Блант, так же, как и другие путешественники, практически ничего не рассказал об экипировке экспедиции. По случайным замечаниям можно узнать, что двигались они на верблюдах и лошадях, вместе с ними шел навьюченный скот, одновременно обеспечивавший их в дороге и молоком, и мясом. С собой у Бланта был телескоп, о других измерительных инструментах он, к сожалению, ничего не сообщил. Повествование выстроено по привычной схеме: поименное перечисление пройденных населенных пунктов, иногда с указанием расстояний, описание ландшафта и рельефа местности и связанных с продвижением сквозь них трудностей, вкрапления исторических экскурсов, касающихся того, когда и при ком те или иные земли попали под контроль Нагпура, словесные (а иногда и карандашные) зарисовки городского и деревенского быта, образа жизни местных жителей, их способов коммуникации с европейцами, архитектурных достопримечательностей.

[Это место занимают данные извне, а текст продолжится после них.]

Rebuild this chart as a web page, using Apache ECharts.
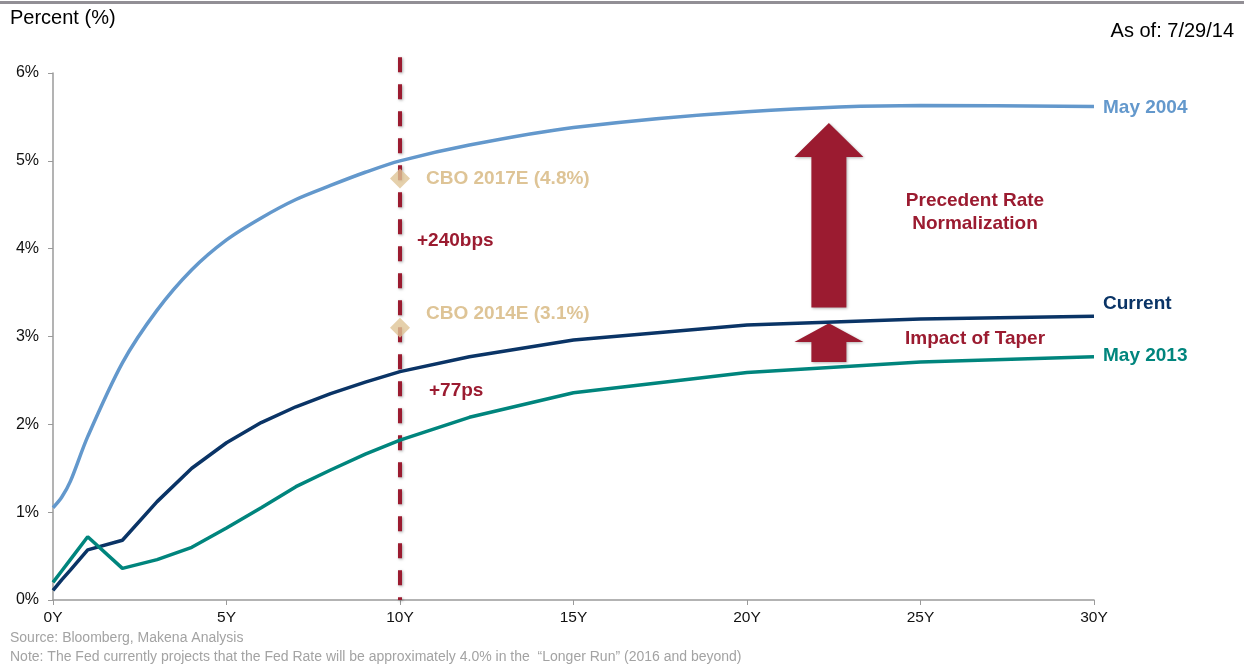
<!DOCTYPE html>
<html>
<head>
<meta charset="utf-8">
<title>Yield curves</title>
<script src="https://cdn.jsdelivr.net/npm/echarts@6/dist/echarts.min.js"></script>
<style>
  html, body { margin: 0; padding: 0; background: #fff; }
  #chart { width: 1244px; height: 666px; }
</style>
</head>
<body>
<div id="chart"></div>
<script>
// 期限（年）
var tenors = [0, 0.25, 0.5, 1, 2, 3, 4, 5, 6, 7, 8, 9, 10, 12, 15, 20, 25, 30];
// 各曲线收益率 (%)
var may2004 = [1.05, 1.17, 1.35, 1.86, 2.70, 3.30, 3.76, 4.10, 4.35, 4.56, 4.72, 4.87, 5.00, 5.18, 5.38, 5.56, 5.63, 5.62];
var current = [0.11, 0.23, 0.34, 0.57, 0.68, 1.12, 1.50, 1.79, 2.02, 2.20, 2.35, 2.48, 2.60, 2.77, 2.96, 3.13, 3.20, 3.23];
var may2013 = [0.20, 0.33, 0.46, 0.72, 0.36, 0.46, 0.60, 0.82, 1.05, 1.29, 1.48, 1.66, 1.82, 2.08, 2.36, 2.59, 2.71, 2.77];
// CBO 预测点
var cboPoints = [[10, 4.8], [10, 3.1]];
// 10Y 虚线
var tenYearLine = [[10, 6.18], [10, 0]];
// 箭头: [x, 起点y, 终点y]
var arrows = [[22.36, 3.33, 5.43], [22.36, 2.71, 3.15]];

function pairs(xs, ys) {
  var out = [];
  for (var i = 0; i < xs.length; i++) {
    out.push([xs[i], ys[i]]);
  }
  return out;
}

var red = "#9b1b30";
var tan = "#dec496";
var font = "Arial, 'Liberation Sans', sans-serif";

var myChart = echarts.init(document.getElementById("chart"));

var option = {
  animation: false,
  grid: {
    left: 53,
    right: 150,
    top: 73,
    bottom: 66,
  },
  xAxis: {
    type: "value",
    min: 0,
    max: 30,
    interval: 5,
    axisLine: { lineStyle: { color: "#9a9a9a", width: 1.5 } },
    axisTick: { show: true, inside: false, length: 5, lineStyle: { color: "#9a9a9a" } },
    axisLabel: {
      color: "#111",
      fontSize: 15.5,
      fontFamily: font,
      margin: 10,
      formatter: function (v) { return v + "Y"; },
    },
    splitLine: { show: false },
  },
  yAxis: {
    type: "value",
    min: 0,
    max: 6,
    interval: 1,
    axisLine: { show: true, lineStyle: { color: "#9a9a9a", width: 1.5 } },
    axisTick: { show: true, inside: false, length: 5, lineStyle: { color: "#9a9a9a" } },
    axisLabel: {
      color: "#111",
      fontSize: 16,
      fontFamily: font,
      margin: 14,
      formatter: "{value}%",
    },
    splitLine: { show: false },
  },
  series: [
    {
      name: "10Y",
      type: "line",
      data: tenYearLine,
      symbol: "none",
      clip: false,
      z: 1,
      lineStyle: {
        color: red,
        width: 4,
        type: [15, 12],
        shadowColor: "rgba(0,0,0,0.35)",
        shadowBlur: 3,
        shadowOffsetX: 1,
        shadowOffsetY: 1,
      },
    },
    {
      name: "May 2004",
      type: "line",
      data: pairs(tenors, may2004),
      symbol: "none",
      smooth: 0.3,
      z: 3,
      lineStyle: { color: "#6398cc", width: 3.5 },
      endLabel: {
        show: true,
        formatter: "May 2004",
        color: "#6398cc",
        fontWeight: "bold",
        fontSize: 19,
        fontFamily: font,
        distance: 9,
        offset: [0, 1],
      },
    },
    {
      name: "Current",
      type: "line",
      data: pairs(tenors, current),
      symbol: "none",
      z: 3,
      lineStyle: { color: "#0a3466", width: 3.5 },
      endLabel: {
        show: true,
        formatter: "Current",
        color: "#0a3466",
        fontWeight: "bold",
        fontSize: 19,
        fontFamily: font,
        distance: 9,
        offset: [0, -13],
      },
    },
    {
      name: "May 2013",
      type: "line",
      data: pairs(tenors, may2013),
      symbol: "none",
      z: 3,
      lineStyle: { color: "#00857d", width: 3.5 },
      endLabel: {
        show: true,
        formatter: "May 2013",
        color: "#00857d",
        fontWeight: "bold",
        fontSize: 19,
        fontFamily: font,
        distance: 9,
        offset: [0, -1],
      },
    },
    {
      name: "CBO",
      type: "scatter",
      data: cboPoints,
      symbol: "diamond",
      symbolSize: [20, 20],
      z: 4,
      itemStyle: { color: tan },
    },
    {
      name: "arrows",
      type: "custom",
      data: arrows,
      z: 2,
      renderItem: function (params, api) {
        var base = api.coord([api.value(0), api.value(1)]);
        var tip = api.coord([api.value(0), api.value(2)]);
        var total = base[1] - tip[1];
        var headLen = Math.min(34, total * 0.48);
        var shaft = 17.5;
        var head = 34.5;
        var cx = tip[0];
        var hb = tip[1] + headLen;
        return {
          type: "polygon",
          shape: {
            points: [
              [cx, tip[1]],
              [cx + head, hb],
              [cx + shaft, hb],
              [cx + shaft, base[1]],
              [cx - shaft, base[1]],
              [cx - shaft, hb],
              [cx - head, hb],
            ],
          },
          style: {
            fill: red,
            shadowColor: "rgba(0,0,0,0.3)",
            shadowBlur: 3,
            shadowOffsetX: 1,
            shadowOffsetY: 1,
          },
        };
      },
    },
  ],
  graphic: [
    // 顶部灰线
    { type: "rect", shape: { x: 0, y: 1, width: 1244, height: 3 }, style: { fill: "#928f95" } },
    {
      type: "text", left: 10, top: 8,
      style: { text: "Percent (%)", fill: "#000", font: "20px " + font },
    },
    {
      type: "text", right: 10, top: 21,
      style: { text: "As of: 7/29/14", fill: "#000", font: "20px " + font },
    },
    {
      type: "text", x: 426, y: 179,
      style: { text: "CBO 2017E (4.8%)", fill: tan, font: "bold 19px " + font, verticalAlign: "middle" },
    },
    {
      type: "text", x: 426, y: 314,
      style: { text: "CBO 2014E (3.1%)", fill: tan, font: "bold 19px " + font, verticalAlign: "middle" },
    },
    {
      type: "text", x: 417, y: 241,
      style: { text: "+240bps", fill: red, font: "bold 19px " + font, verticalAlign: "middle" },
    },
    {
      type: "text", x: 429, y: 391,
      style: { text: "+77ps", fill: red, font: "bold 19px " + font, verticalAlign: "middle" },
    },
    {
      type: "text", x: 975, y: 212,
      style: {
        text: "Precedent Rate\nNormalization", fill: red, font: "bold 19px " + font,
        align: "center", verticalAlign: "middle", lineHeight: 23,
      },
    },
    {
      type: "text", x: 975, y: 339,
      style: { text: "Impact of Taper", fill: red, font: "bold 19px " + font, align: "center", verticalAlign: "middle" },
    },
    {
      type: "text", x: 10, y: 638,
      style: { text: "Source: Bloomberg, Makena Analysis", fill: "#a3a3a3", font: "14px " + font, verticalAlign: "middle" },
    },
    {
      type: "text", x: 10, y: 657,
      style: {
        text: "Note: The Fed currently projects that the Fed Rate will be approximately 4.0% in the  \u201cLonger Run\u201d (2016 and beyond)",
        fill: "#a3a3a3", font: "14px " + font, verticalAlign: "middle",
      },
    },
  ],
};

myChart.setOption(option);
window.addEventListener("resize", function () {
  myChart.resize();
});
</script>
</body>
</html>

Свидетельства Бланта оказались более многословными, подробными и эмоциональными, чем предыдущие тексты:
«После часа тяжелого подъема по скалистому склону и преодоления зарослей мы достигли вершины холма, и наши усилия были с лихвой вознаграждены самым романтичным видом реки, текущей по дикой местности, солнце только поднялось и касалось лучами леса, прекрасные краски отражались в воде, добавляя очарования всему пейзажу» [Блант 1930: 93].
Такая словоохотливость автора принесла свои плоды: теперь группа двигалась не по абстрактным лесам и джунглям, а по тем, в которых росли пипал
[72], бамбук, манго, баньян, мадука и многие другие. А в тех случаях, когда его знаний не хватало, чтобы описать увиденное, он наперекор своей беспомощности собирал коллекцию диковинок: «С того момента, когда мы вступили на земли Кореи, мне стали встречаться очень красивые цветущие кустарники, которые были мне незнакомы. Не обладая достаточными знаниями в области ботаники, чтобы решить, к какому классу они относятся, я постарался собрать семена каждого вида в надежде, что, если почва и климат не окажутся неприемлемыми, я смогу насладиться их цветением где-нибудь на территории Компании» [Там же: 118].